AYOBANDUNG.ID -- Diagnosis Lupus sering datang terlambat. Penyakit ini menyamar dalam berbagai bentuk, membuat banyak penderita tak menyadari bahwa tubuh mereka sedang melawan diri sendiri. Di Indonesia, jumlah kasus Lupus terus meningkat, namun kesadaran masyarakat masih rendah.
Lupus Eritematosus Sistemik (LES), atau Systemic Lupus Erythematosus (SLE), dikenal sebagai penyakit “seribu wajah” karena gejalanya yang beragam dan tak khas. Lupus adalah penyakit autoimun kronis yang belum diketahui penyebab pastinya, dan bisa menyerang berbagai organ tubuh secara bersamaan.

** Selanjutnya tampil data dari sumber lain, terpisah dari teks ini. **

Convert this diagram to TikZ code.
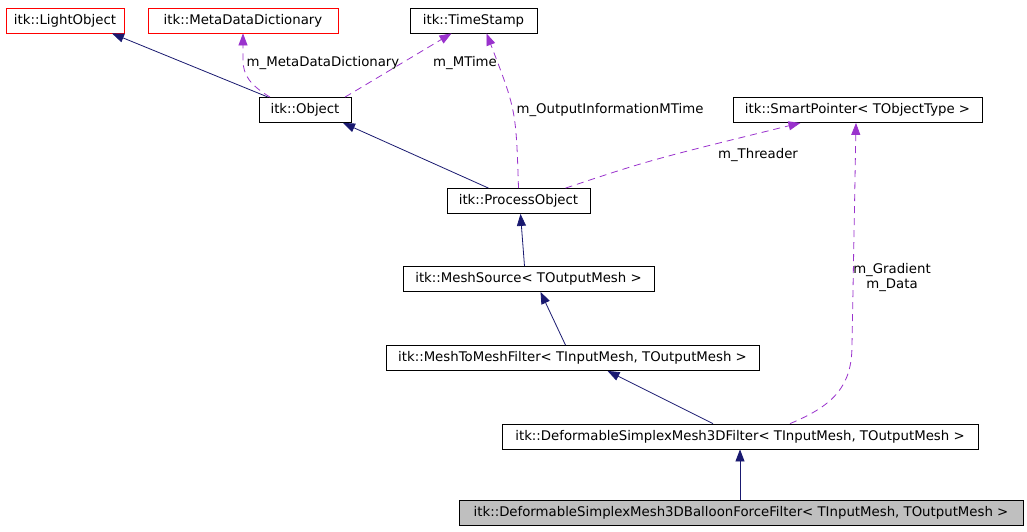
\documentclass[tikz,border=0pt]{standalone}
\usepackage{fontspec}
\setmainfont{DejaVu Sans}
\usepackage{xcolor}
\usetikzlibrary{arrows.meta}
\definecolor{dxnavy}{RGB}{25,25,112}
\definecolor{dxpurple}{RGB}{154,50,205}
\definecolor{dxgrey}{RGB}{191,191,191}
\tikzset{
  cls/.style={rectangle, draw=black, fill=white, minimum height=25pt, inner sep=0pt,
              line width=0.8pt, font=\fontsize{13.3}{15}\selectfont},
  redcls/.style={cls, draw=red},
  curcls/.style={cls, fill=dxgrey},
  inherit/.style={-{Triangle[length=12pt,width=9pt]}, dxnavy, line width=0.8pt},
  usage/.style={-{Triangle[length=12pt,width=9pt]}, dxpurple, line width=0.8pt,
                dash pattern=on 7pt off 5pt},
  lbl/.style={font=\fontsize{13.3}{15}\selectfont, inner sep=0pt, align=center}
}

\begin{document}
\begin{tikzpicture}[x=1pt,y=-1pt]
        \useasboundingbox[fill=white] (0,0) rectangle (1027,531);
        % classes
        \node[redcls, minimum width=118pt] (light) at (65,20.5) {itk::LightObject};
        \node[redcls, minimum width=190pt] (meta) at (243,20.5) {itk::MetaDataDictionary};
        \node[cls, minimum width=127pt] (ts) at (473.5,20.5) {itk::TimeStamp};
        \node[cls, minimum width=92pt] (obj) at (305,110) {itk::Object};
        \node[cls, minimum width=249pt] (sp) at (857.5,110) {itk::SmartPointer< TObjectType >};
        \node[cls, minimum width=143pt] (po) at (518.5,201) {itk::ProcessObject};
        \node[cls, minimum width=251pt] (ms) at (528.5,279) {itk::MeshSource< TOutputMesh >};
        \node[cls, minimum width=373pt] (mm) at (572.5,358) {itk::MeshToMeshFilter< TInputMesh, TOutputMesh >};
        \node[cls, minimum width=476pt] (dsm) at (740,436.5) {itk::DeformableSimplexMesh3DFilter< TInputMesh, TOutputMesh >};
        \node[curcls, minimum width=564pt] (bal) at (741,513) {itk::DeformableSimplexMesh3DBalloonForceFilter< TInputMesh, TOutputMesh >};
        % inheritance
        \draw[inherit] ([xshift=-37pt]obj.north) -- ([xshift=47pt]light.south);
        \draw[inherit] ([xshift=-30pt]po.north) -- ([xshift=38pt]obj.south);
        \draw[inherit] ([xshift=-4pt]ms.north) -- ([xshift=2pt]po.south);
        \draw[inherit] ([xshift=-7pt]mm.north) -- ([xshift=12pt]ms.south);
        \draw[inherit] ([xshift=-27pt]dsm.north) -- ([xshift=35pt]mm.south);
        \draw[inherit] ([xshift=-1pt]bal.north) -- (dsm.south);
        % members
        \draw[usage] ([xshift=-35pt]obj.north) .. controls (250,85) and (243,75) .. (243,60) -- (meta.south);
        \draw[usage] ([xshift=40pt]obj.north) -- ([xshift=-22pt]ts.south);
        \draw[usage] (po.north) .. controls (516,110) .. ([xshift=13pt]ts.south);
        \draw[usage] ([xshift=47pt]po.north) .. controls (650,160) .. ([xshift=-57pt]sp.south);
        \draw[usage] ([xshift=50pt]dsm.north) .. controls (835,405) and (852,385) .. (852,345) -- ([xshift=-1.5pt]sp.south);
        % labels
        \node[lbl] (lmeta) at (323,63) {m\_MetaDataDictionary};
        \node[lbl] (lmt) at (465,63) {m\_MTime};
        \node[lbl] (lout) at (610,110) {m\_OutputInformationMTime};
        \node[lbl] (lthr) at (758,155) {m\_Threader};
        \node[lbl] (lgrad) at (892,278) {m\_Gradient\\m\_Data};
      \end{tikzpicture}
\end{document}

Di tengah kompleksitas itu, dua peneliti perempuan Indonesia memutuskan untuk tidak tinggal diam. Prof. Afifah Sutjiatmo dari Institut Teknologi Bandung (ITB) dan Prof. Elin Yulinah dari Universitas Jenderal Achmad Yani (Unjani) berhasil mengembangkan sebuah obat herbal dari tanaman yang selama ini dianggap biasa, yakni cecendet atau ciplukan.
“Untuk proses penelitiannya sendiri panjang, sekitar empat tahunan ada,” ujar Prof. Afifah.
Obat herbal ini diberi nama Lesikaf, dan masuk dalam kategori jamu. Komposisinya berbasis ekstrak Physalis angulata Linn, nama ilmiah dari cecendet. Produk ini kini diproduksi oleh PT Kimia Farma (Persero), dan ditujukan khusus untuk membantu Orang dengan Lupus (Odapus).

Cecendet bukan tanaman asing bagi masyarakat Indonesia. Ia tumbuh liar dan dikenal dengan berbagai nama lokal seperti nyurnyuran, kopok-kopokan, leletopan, dedes, dan lainnya. Selama ini, tanaman ini digunakan untuk pengobatan diabetes dan anti-radang.
“Cecenet ini selain bisa digunakan untuk anti radang, diabetes, ternyata bagus untuk lupus. Juga pengobatan untuk inflamasinya dan ini bisa meningkatkan eritrosit,” jelas Afifah.
Dalam proses penelitian, Afifah dan Elin tidak menghadapi banyak kendala. Bahan baku utama, ciplukan, mudah ditemukan di berbagai wilayah Indonesia. Namun, tantangan terletak pada standarisasi agar hasilnya konsisten dan aman.
“Kendala sebetulnya gak ada karena bahannya sendiri mudah diperoleh di Indonesia, cuman harus terstandar supaya waktu mengulang tetap sama. Kalau distandarisasi dari marker dan dosisnya juga harus tepat," kata Elin.
Lesikaf bukanlah obat yang menyembuhkan Lupus secara total. Namun, sebagai terapi komplemen, jamu ini mampu meredakan nyeri, memelihara kondisi tubuh, dan mengurangi gejala yang mengganggu aktivitas harian Odapus.
“Obat lupus ini diproduksi dengan bentuknya berupa obat. Tapi karena lupus adalah penyakit autoimun jadi gak bisa sembuh total, tapi setidaknya obat ini bisa untuk memelihara dan mengurangi gejalanya,” ujar Afifah.
Terobosan ini menjadi bukti bahwa riset yang berangkat dari keresahan nyata bisa menghasilkan solusi yang relevan dan berdampak. Dalam dunia medis yang sering bergantung pada teknologi tinggi, pendekatan berbasis bahan alam menawarkan alternatif yang lebih terjangkau dan berakar pada kekayaan lokal.
Bagi Afifah dan Elin, keberhasilan ini bukan akhir, melainkan awal dari perjalanan panjang untuk terus mengembangkan terapi berbasis bahan alam yang aman dan efektif.
Mereka berharap, riset ini bisa menginspirasi peneliti lain untuk menggali potensi tanaman Indonesia yang belum tergali.
"Jika diteliti dengan serius, ribuan tanaman obat yang belum tergali potensinya ini bisa menjadi solusi bagi berbagai penyakit kronis," ujar Afifah.